Enterprise Data Warehouse for an Online Casino

About Client

The client is an award-winning online gaming group based in Malta.

Background

  • A fundamental part of the ‘Data-first approach’ is the data acting as the ‘single source of truth’ for the entire organization. This ensures transparency, readability, higher reliability on the data and more valuable insights from the data. However, plenty of challenges arise through the whole process.
  • While some of these challenges are technical, most are business-related issues like incorrect decisions made while defining data architecture, or mismanagement of the master data.

Challenge

The client’s data architecture had a few serious threats that affected its overall performance.

  • The data architecture was not scalable.
  • The data was managed inconsistently due to which the processing of data was very time consuming.
  • High operational cost overall to maintain their complex data system

The Objective

Build a scalable EDW model that

  • Speed up the processing time, and ensured no queries failed
  • Implemented a standard data framework across the organization to consolidate multi-brand data for easy extraction and analysis.

Our Solution

  • Meetings were held with all the stakeholders from the client’s side to decide on a single definition of KPIs and variables to be used across the organization. The process resolves the data consistency issues.
  • A logical data model was designed along with data governance policies, which included- same KPI definitions across the organization, improving user access control, and data security measures.
  • The EDW model was built in Amazon Redshift using the data from their earlier data lake (Hive with storage as S3) as the source.
  • AWS Glue was used for ETL jobs and Apache Airflow for orchestrating the Glue Jobs. Redshift Spectrum was used to read data from S3, such that it bypasses Hive which was partly responsible for slowing down the queries.
  • Python Shell Glue Jobs was deemed to be the optimal solution to call Redshift stored procedures; to both load data from source to the warehouse as well as to process data in the warehouse. This reduced query run times and operational cost significantly compared to the conventional Spark jobs.

Outcome

  • A Scalable Enterprise Data Warehouse was built.
  • A standard data framework was built to consolidate multi-brand data for enterprise wide data consistency with high processing speed.
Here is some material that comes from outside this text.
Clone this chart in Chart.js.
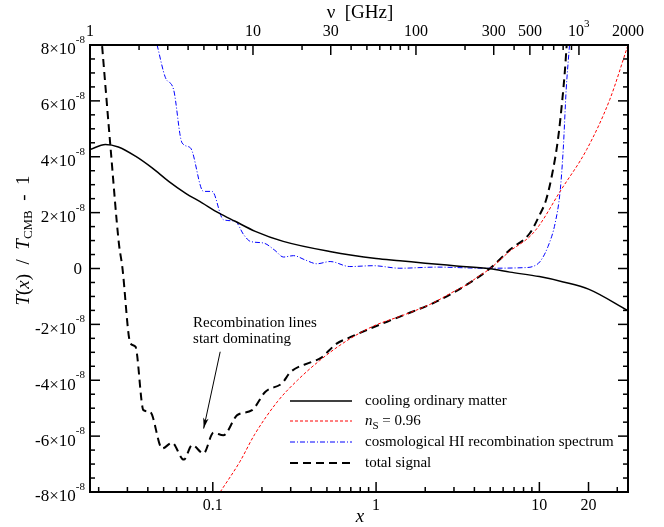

a. Any future brand acquisitions will need minimal integration effort.

The total annual costs incurred for ETL was reduced by

90.44%
Owing to the usage of Redshift Spectrum and Python Shell Glue jobs

The Enterprise Data Warehouse was built in a record

4 months
For the client who needed it urgently.

The complete historical data from the client’s largest table with 1.3Tb compressed size, was loaded into the EDW within

48 hours